Task prompt:
Select the lines below containing the word "this".

Record set:
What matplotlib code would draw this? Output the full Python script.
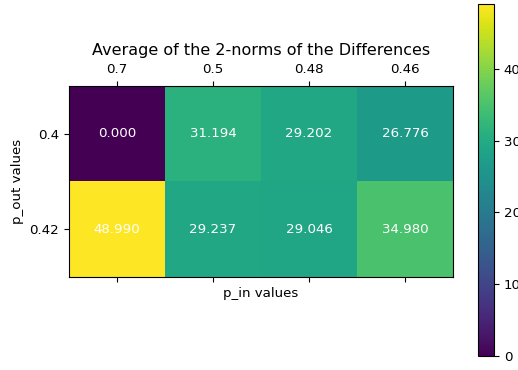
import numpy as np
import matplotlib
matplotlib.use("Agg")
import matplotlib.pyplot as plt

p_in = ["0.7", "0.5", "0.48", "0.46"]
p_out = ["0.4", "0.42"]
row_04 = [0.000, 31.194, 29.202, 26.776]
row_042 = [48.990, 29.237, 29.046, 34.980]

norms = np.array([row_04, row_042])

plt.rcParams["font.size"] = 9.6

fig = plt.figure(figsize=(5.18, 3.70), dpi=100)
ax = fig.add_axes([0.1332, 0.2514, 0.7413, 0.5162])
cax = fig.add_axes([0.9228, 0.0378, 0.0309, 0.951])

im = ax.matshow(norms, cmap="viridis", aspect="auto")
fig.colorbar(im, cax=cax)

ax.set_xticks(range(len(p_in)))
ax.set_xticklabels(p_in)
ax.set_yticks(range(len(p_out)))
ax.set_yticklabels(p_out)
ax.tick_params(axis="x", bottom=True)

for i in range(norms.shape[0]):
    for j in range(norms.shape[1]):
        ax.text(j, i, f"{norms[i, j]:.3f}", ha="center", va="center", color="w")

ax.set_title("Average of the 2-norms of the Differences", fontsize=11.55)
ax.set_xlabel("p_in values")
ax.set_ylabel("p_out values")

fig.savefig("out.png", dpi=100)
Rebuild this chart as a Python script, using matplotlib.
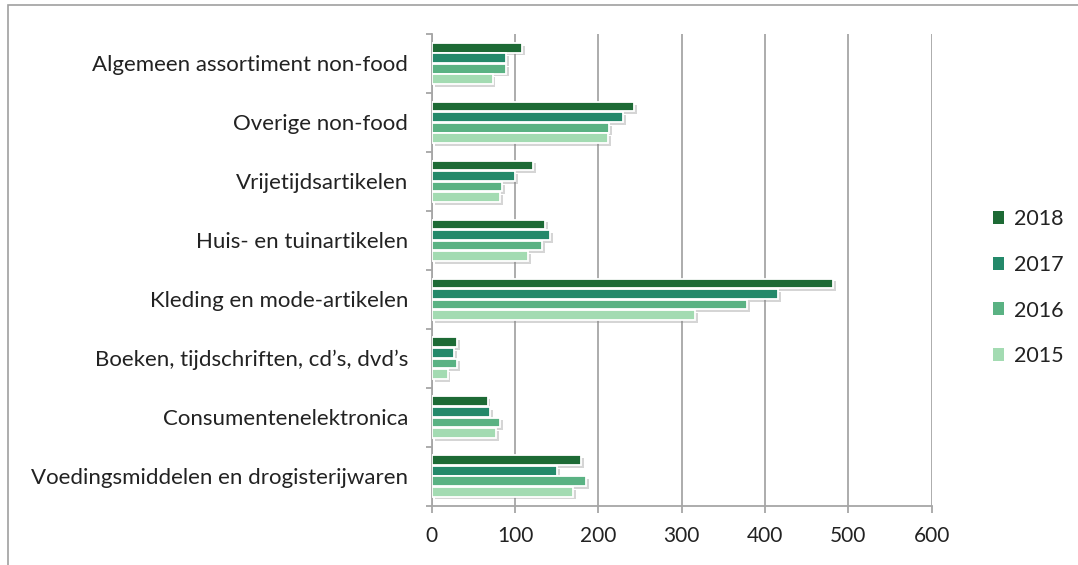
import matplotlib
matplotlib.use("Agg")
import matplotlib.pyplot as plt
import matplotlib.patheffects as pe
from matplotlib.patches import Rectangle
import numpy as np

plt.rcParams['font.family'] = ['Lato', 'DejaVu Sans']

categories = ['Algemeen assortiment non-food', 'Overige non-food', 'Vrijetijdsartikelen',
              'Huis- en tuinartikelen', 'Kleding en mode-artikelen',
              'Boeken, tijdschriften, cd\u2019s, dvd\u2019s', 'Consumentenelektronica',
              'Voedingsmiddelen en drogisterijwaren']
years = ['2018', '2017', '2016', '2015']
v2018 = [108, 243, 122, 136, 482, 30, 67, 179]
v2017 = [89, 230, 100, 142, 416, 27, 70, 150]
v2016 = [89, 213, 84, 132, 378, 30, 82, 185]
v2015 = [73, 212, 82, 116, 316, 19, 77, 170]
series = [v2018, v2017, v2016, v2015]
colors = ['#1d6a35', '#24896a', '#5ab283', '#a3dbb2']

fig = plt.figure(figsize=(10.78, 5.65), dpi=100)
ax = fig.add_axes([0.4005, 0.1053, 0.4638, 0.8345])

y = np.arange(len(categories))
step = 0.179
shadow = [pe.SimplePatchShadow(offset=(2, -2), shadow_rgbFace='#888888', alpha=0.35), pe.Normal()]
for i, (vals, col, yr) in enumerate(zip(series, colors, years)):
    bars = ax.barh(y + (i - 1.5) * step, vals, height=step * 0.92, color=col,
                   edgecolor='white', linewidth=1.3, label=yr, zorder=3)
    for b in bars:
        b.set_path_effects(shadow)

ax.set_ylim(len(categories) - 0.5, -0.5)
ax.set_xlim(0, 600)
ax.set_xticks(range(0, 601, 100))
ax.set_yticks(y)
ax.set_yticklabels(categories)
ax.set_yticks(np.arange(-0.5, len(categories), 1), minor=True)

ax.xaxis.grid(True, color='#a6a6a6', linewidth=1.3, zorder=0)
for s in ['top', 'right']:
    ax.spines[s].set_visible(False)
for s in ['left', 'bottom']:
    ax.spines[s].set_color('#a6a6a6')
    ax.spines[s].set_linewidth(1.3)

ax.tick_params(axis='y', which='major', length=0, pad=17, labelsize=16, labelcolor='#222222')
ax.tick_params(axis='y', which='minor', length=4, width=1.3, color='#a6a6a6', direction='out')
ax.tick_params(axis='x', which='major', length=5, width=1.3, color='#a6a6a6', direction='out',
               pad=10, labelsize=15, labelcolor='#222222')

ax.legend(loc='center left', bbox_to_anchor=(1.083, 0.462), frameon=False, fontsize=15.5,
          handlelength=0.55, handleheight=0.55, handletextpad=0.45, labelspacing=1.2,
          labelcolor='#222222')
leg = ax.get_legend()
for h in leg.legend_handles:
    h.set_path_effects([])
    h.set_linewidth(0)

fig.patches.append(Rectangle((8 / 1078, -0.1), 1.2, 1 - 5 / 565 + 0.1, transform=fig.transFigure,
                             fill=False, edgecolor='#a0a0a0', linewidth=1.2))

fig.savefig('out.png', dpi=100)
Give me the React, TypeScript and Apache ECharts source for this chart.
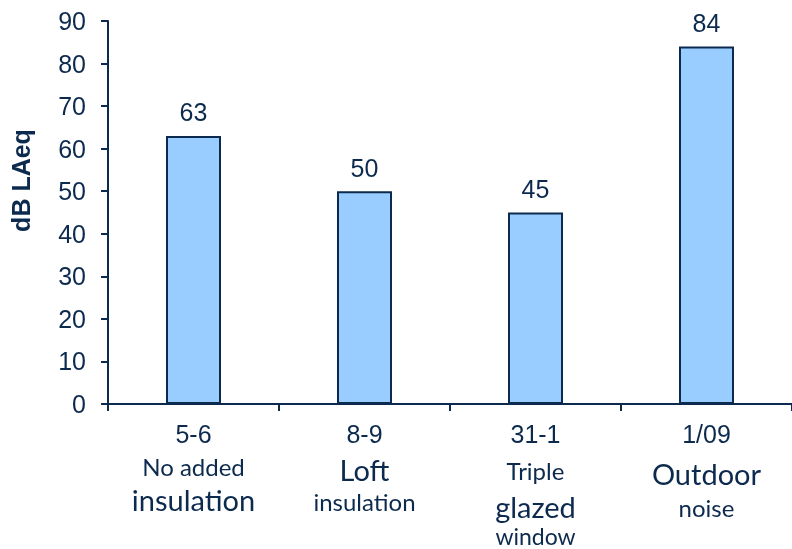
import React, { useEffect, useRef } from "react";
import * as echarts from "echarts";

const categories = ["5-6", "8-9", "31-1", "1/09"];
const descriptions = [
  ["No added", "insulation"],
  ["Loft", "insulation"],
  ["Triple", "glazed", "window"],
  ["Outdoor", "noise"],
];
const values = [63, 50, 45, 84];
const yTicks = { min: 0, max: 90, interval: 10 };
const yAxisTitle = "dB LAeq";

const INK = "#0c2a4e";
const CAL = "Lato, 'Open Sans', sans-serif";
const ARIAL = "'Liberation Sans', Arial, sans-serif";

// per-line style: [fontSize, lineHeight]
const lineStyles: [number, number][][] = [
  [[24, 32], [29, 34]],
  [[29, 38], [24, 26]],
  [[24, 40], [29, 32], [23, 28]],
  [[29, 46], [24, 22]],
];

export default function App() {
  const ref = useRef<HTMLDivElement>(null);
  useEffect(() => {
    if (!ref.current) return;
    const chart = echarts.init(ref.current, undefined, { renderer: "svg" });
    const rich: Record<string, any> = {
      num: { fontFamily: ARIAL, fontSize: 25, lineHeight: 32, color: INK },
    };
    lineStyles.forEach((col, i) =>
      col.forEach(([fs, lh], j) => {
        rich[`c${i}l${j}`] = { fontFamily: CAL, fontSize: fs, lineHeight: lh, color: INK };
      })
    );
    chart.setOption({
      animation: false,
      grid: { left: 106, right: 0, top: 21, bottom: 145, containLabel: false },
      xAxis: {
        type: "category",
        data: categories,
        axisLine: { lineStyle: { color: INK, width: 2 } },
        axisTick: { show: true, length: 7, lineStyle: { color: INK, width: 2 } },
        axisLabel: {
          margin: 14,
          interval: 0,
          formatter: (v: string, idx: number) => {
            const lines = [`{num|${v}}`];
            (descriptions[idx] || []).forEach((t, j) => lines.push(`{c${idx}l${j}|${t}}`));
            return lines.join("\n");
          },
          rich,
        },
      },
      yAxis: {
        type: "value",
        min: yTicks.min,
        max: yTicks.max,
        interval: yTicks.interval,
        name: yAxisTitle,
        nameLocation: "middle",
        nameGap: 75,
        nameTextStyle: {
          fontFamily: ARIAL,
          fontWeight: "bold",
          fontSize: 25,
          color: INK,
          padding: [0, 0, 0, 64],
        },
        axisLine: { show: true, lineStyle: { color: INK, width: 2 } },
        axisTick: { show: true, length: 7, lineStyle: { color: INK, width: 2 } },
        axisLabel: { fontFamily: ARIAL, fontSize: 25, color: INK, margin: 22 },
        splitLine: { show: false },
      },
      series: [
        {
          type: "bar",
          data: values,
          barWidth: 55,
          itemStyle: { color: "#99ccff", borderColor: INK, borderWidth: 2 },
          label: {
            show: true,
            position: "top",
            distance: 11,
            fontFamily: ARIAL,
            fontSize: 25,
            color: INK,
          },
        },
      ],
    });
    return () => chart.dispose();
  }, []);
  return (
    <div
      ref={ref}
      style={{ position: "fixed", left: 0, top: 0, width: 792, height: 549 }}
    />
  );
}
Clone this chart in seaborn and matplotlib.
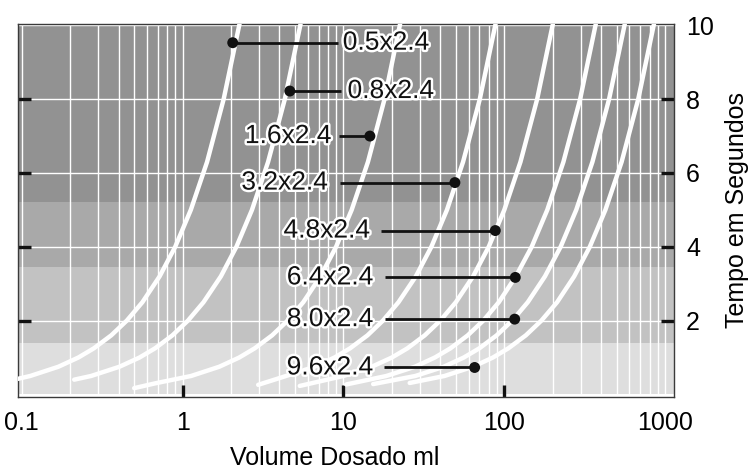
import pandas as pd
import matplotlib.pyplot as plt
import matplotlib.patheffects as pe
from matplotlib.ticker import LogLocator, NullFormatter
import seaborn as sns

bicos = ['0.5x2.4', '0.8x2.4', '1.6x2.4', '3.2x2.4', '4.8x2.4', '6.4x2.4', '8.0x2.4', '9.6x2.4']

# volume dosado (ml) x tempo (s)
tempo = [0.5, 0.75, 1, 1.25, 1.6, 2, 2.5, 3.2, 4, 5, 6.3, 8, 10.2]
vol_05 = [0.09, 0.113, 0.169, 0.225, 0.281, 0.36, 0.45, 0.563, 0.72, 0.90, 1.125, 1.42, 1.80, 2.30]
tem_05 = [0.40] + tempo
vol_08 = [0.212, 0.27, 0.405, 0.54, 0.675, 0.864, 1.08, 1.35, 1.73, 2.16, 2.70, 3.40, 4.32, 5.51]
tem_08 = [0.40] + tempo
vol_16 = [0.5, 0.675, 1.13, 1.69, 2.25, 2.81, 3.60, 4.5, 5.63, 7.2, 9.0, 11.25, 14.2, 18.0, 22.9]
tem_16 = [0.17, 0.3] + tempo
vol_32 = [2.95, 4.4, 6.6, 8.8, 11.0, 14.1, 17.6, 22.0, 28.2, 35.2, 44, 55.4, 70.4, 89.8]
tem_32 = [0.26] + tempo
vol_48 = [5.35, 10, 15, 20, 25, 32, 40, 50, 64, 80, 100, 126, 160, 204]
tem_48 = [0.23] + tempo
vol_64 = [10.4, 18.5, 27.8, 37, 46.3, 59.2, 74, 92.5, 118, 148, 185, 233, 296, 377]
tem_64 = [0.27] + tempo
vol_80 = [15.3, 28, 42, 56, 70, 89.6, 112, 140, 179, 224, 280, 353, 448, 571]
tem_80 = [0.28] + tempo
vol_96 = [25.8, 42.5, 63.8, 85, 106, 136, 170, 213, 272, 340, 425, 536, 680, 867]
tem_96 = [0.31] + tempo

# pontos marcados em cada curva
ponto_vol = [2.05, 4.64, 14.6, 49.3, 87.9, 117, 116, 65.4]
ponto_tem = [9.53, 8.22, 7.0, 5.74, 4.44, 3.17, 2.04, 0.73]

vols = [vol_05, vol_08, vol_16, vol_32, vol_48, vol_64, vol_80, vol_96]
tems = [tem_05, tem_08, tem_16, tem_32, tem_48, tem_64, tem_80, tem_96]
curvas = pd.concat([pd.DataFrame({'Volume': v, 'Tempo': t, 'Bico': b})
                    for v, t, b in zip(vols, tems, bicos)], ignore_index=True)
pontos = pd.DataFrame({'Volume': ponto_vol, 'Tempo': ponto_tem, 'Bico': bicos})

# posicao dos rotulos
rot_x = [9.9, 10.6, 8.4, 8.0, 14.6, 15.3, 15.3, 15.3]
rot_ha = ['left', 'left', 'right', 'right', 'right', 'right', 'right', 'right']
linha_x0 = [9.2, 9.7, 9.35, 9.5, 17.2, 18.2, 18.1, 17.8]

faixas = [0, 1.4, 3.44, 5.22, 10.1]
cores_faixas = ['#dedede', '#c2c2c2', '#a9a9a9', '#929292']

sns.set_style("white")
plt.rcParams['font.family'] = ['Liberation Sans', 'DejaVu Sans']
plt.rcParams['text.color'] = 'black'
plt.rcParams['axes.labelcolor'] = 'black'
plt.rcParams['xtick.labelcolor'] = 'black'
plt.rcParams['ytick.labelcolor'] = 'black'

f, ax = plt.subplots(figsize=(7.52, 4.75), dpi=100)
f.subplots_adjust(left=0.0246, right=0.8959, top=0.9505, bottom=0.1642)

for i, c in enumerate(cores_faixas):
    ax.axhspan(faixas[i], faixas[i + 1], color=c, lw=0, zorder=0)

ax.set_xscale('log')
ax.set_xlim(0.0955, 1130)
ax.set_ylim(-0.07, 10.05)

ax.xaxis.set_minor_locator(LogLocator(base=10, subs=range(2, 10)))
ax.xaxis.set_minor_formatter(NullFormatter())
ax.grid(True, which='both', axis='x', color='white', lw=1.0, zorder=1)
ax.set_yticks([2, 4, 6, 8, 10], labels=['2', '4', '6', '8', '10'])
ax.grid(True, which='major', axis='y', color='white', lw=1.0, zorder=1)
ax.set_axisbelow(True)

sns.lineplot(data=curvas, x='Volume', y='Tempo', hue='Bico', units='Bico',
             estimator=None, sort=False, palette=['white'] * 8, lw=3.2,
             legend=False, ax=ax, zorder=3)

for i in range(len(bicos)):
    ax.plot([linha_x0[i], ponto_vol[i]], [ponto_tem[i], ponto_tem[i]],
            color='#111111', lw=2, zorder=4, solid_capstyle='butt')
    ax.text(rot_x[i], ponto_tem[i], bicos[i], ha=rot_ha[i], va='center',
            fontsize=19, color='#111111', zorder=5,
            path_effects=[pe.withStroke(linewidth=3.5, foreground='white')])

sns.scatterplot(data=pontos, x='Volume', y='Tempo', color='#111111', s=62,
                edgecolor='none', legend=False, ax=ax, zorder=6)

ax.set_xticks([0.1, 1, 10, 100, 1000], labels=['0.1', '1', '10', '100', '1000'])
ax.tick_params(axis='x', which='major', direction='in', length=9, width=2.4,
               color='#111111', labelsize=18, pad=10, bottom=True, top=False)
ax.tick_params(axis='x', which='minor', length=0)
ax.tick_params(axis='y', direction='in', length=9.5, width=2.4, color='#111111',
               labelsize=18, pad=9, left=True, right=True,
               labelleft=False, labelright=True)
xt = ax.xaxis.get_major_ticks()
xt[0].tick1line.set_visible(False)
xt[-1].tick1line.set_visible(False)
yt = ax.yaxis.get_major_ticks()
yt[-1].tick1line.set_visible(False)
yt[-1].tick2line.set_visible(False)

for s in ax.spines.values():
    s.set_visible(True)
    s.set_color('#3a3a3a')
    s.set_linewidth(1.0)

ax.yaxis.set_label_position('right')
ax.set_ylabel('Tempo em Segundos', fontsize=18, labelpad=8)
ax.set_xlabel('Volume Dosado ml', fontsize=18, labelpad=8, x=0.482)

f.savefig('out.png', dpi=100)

Completed exercise:
What matplotlib code would draw this? Output the full Python script.
Rebuild this chart as a Python script, using matplotlib.
Give me the React, TypeScript and Apache ECharts source for this chart.
Clone this chart in seaborn and matplotlib.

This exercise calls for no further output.